C'est un sentiment un double teinte que m'inspire la lecture de ce roman.
D'un côté, nous retrouvons nombre des thèmes de prédilection de
Jean-Michel Calvez : la rencontre avec l'« Autre » et son lot d'incompréhensions, la colonisation (et sa critique).
De l'autre côté, c'est un roman atypique dans la production que j'ai pu lire de cet auteur, dans le sens où le genre hard-SF et la vision scientifique laissent ici la place à une double narration : deux enquêtes successives, deux points de vue, et à travers eux une immersion tout en subjectivité dans un monde chargé de mystères.
Il se dégage de cette histoire quelque chose de fort, qui marque. Et ce n'est pas uniquement dû aux thèmes forts (durs ?) et atypiques qui y sont approfondis, ni à l'univers particulièrement riche et palpable. On sent qu'il y a du gros investissement dans ce roman, de ceux qui vous poussent à faire autrement, à dire autrement, à dire autre chose.

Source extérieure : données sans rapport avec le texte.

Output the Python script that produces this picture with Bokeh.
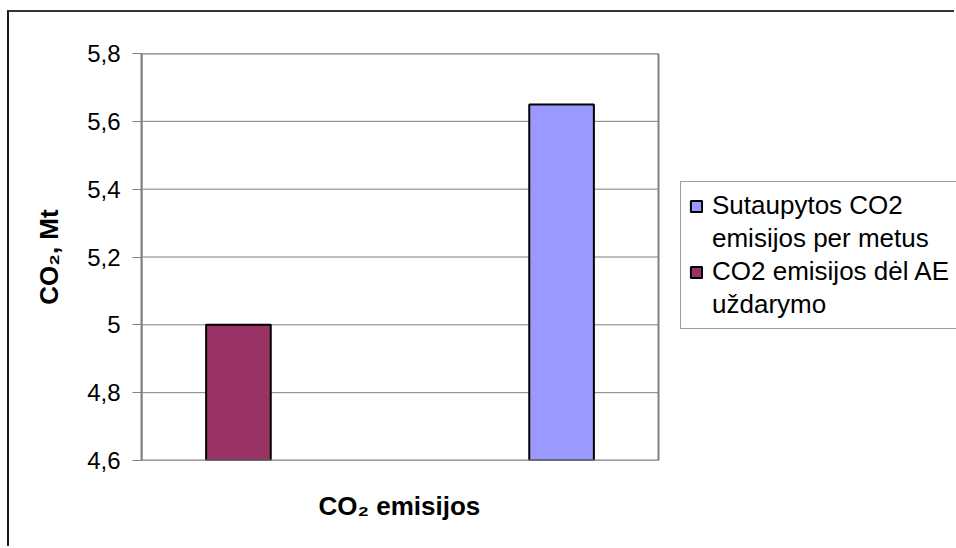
from bokeh.plotting import figure
from bokeh.models import (ColumnDataSource, Range1d, Legend, LegendItem, Title,
                          CustomJSTickFormatter, FixedTicker)
from bokeh.embed import file_html
from bokeh.resources import INLINE

# --- data -------------------------------------------------------------
categories = ["CO₂ emisijos"]
series_labels = [["Sutaupytos CO2", "emisijos per metus"],
                 ["CO2 emisijos dėl AE", "uždarymo"]]
saved_per_year = [5.65]      # Sutaupytos CO2 emisijos per metus
closure_emissions = [5.0]    # CO2 emisijos dėl AE uždarymo
y_ticks = [4.6, 4.8, 5.0, 5.2, 5.4, 5.6, 5.8]
y_title = "CO₂, Mt"
x_title = "CO₂ emisijos"

y_min, y_max = y_ticks[0], y_ticks[-1]
FONT = "Liberation Sans"

# The plot area spans x = 0..1; the frame runs on to the right edge so the
# legend box can sit beside the plot area.
AREA_LEFT, AREA_RIGHT = 0.0, 1.0
X_END = 1.5764
BAR_WIDTH = 0.125
SERIES_OFFSET = 0.3125

p = figure(width=947, height=536,
           x_range=Range1d(AREA_LEFT, X_END), y_range=Range1d(y_min, y_max),
           output_backend="svg", toolbar_location=None,
           min_border_left=132, min_border_right=0, min_border_top=41,
           min_border_bottom=87)

# chart-area frame: only its left and top edges fall inside the window
p.margin = (10, 0, 0, 7)
p.styles = {"border-left": "2px solid #1a1a1a", "border-top": "2px solid #333333"}

p.background_fill_color = "white"
p.border_fill_color = "white"
p.outline_line_color = None
p.xgrid.grid_line_color = None
p.ygrid.grid_line_color = None

n = len(categories)
centers = [(i + 0.5) / n * (AREA_RIGHT - AREA_LEFT) + AREA_LEFT for i in range(n)]

# horizontal gridlines across the plot area
p.segment(x0=[AREA_LEFT] * len(y_ticks), x1=[AREA_RIGHT] * len(y_ticks),
          y0=y_ticks, y1=y_ticks, line_color="#808080", line_width=1)

src_red = ColumnDataSource(dict(x=[c - SERIES_OFFSET for c in centers],
                                top=closure_emissions, bottom=[y_min] * n))
src_blue = ColumnDataSource(dict(x=[c + SERIES_OFFSET for c in centers],
                                 top=saved_per_year, bottom=[y_min] * n))

r_red = p.vbar(x="x", top="top", bottom="bottom", width=BAR_WIDTH, source=src_red,
               fill_color="#993366", line_color="black", line_width=2)
r_blue = p.vbar(x="x", top="top", bottom="bottom", width=BAR_WIDTH, source=src_blue,
                fill_color="#9999FF", line_color="black", line_width=2)

# plot-area border
p.quad(left=[AREA_LEFT], right=[AREA_RIGHT], bottom=[y_min], top=[y_max],
       fill_color=None, line_color="#808080", line_width=2)

# y axis
p.yaxis.ticker = FixedTicker(ticks=y_ticks)
p.yaxis.formatter = CustomJSTickFormatter(
    code="return tick.toFixed(1).replace('.', ',').replace(',0', '');")
p.yaxis.major_label_text_font = FONT
p.yaxis.major_label_text_font_size = "24px"
p.yaxis.major_label_text_color = "black"
p.yaxis.major_label_standoff = 12
p.yaxis.major_tick_out = 9
p.yaxis.major_tick_in = 0
p.yaxis.minor_tick_out = 0
p.yaxis.minor_tick_in = 0
p.yaxis.axis_line_color = "#808080"
p.yaxis.axis_line_width = 2
p.yaxis.major_tick_line_color = "#808080"
p.yaxis.axis_label = y_title
p.yaxis.axis_label_text_font = FONT
p.yaxis.axis_label_text_font_size = "26px"
p.yaxis.axis_label_text_font_style = "bold"
p.yaxis.axis_label_text_color = "black"
p.yaxis.axis_label_standoff = 20

# x axis: no ticks, only its title under the middle of the plot area
p.xaxis.visible = False
X_TITLE_INDENT = 177   # px from the frame's left edge to the start of the title
p.add_layout(Title(text=x_title, align="left", offset=X_TITLE_INDENT,
                   text_font=FONT, text_font_size="26px", text_font_style="bold",
                   text_color="black", standoff=56), "below")

# legend: first line of each label carries the swatch
blank = p.vbar(x=[], top=[], width=0, fill_alpha=0, line_alpha=0)
items = []
for renderer, lines in zip([r_blue, r_red], series_labels):
    items.append(LegendItem(label=lines[0], renderers=[renderer]))
    for extra in lines[1:]:
        items.append(LegendItem(label=extra, renderers=[blank]))

legend = Legend(items=items, location=(539, 131))
legend.margin = 0
legend.label_text_font = FONT
legend.label_text_font_size = "26px"
legend.label_text_line_height = 1.2
legend.label_text_color = "black"
legend.label_width = 330
legend.label_height = 31
legend.glyph_width = 14
legend.glyph_height = 14
legend.label_standoff = 9
legend.padding = 8
legend.spacing = 2
legend.border_line_color = "#404040"
legend.border_line_width = 1
legend.background_fill_alpha = 1
p.add_layout(legend, "center")

open("out.html", "w").write(file_html(p, INLINE))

Malheureusement, le style narratif choisi pour le premier récit – celui d'Orfeu, le journaliste – m'a heurté personnellement. Un style extrêmement sensoriel, où les contemplations se mêlent aux rêveries mélancoliques. Une technique récurrente utilisée par l'auteur m'a agacé en particulier : l'extrême récurrence de quelques descriptions de l'univers (les monts Kearsen, l'atoll de Tycho, le tableau holographique…), chaque fois déclinées sous un angle légèrement différent. Il en va de même pour le musidancer (ou son souvenir), qui est moins un personnage qu'un énième morceau de ce background.
Avec le second récit – celui de Lucio – le style change pour adopter celui d'une enquête plus classique avec son lot de suspense et de rebondissements.
Ce ressenti vis-à-vis du style reste très personnel à mon avis. La preuve en est l'avis de Stelphique, qui semble avoir davantage apprécié le premier récit !
J'ai trouvé cette forme de double récit particulièrement ingénieuse, adaptée à cet univers et aux thèmes abordés : pour parler de l'incompréhension dans ce qu'elle peut avoir de plus extrême, essentielle, s'offrir deux points de vue n'est pas un luxe, sans compter celui de « l'Autre », véritable noeud de l'intrigue.
L'histoire avance à son rythme, un peu particulier. Elle questionne beaucoup, mais ne déçoit pas : à l'arrivée les réponses sont bien là (le vertige aussi), et ouvrent le champ à de profondes réflexions, mais là s'arrête le rôle de l'auteur, n'est-ce pas !
Pour le lecteur souhaitant se faire une idée précise des nombreux thèmes humains abordés,
je recopie ici la liste des douze mots figurant à la fin du premier récit :
[spoiler]
Amour et souffrance
pitié et trahison
torture et jouissance
art et destruction
curiosité et vengeance
rage et compassion
[/spoiler]
Note : l'illustration sur la couverture de l'édition d'Atria est magnifique par ses détails, très conforme au monde décrit.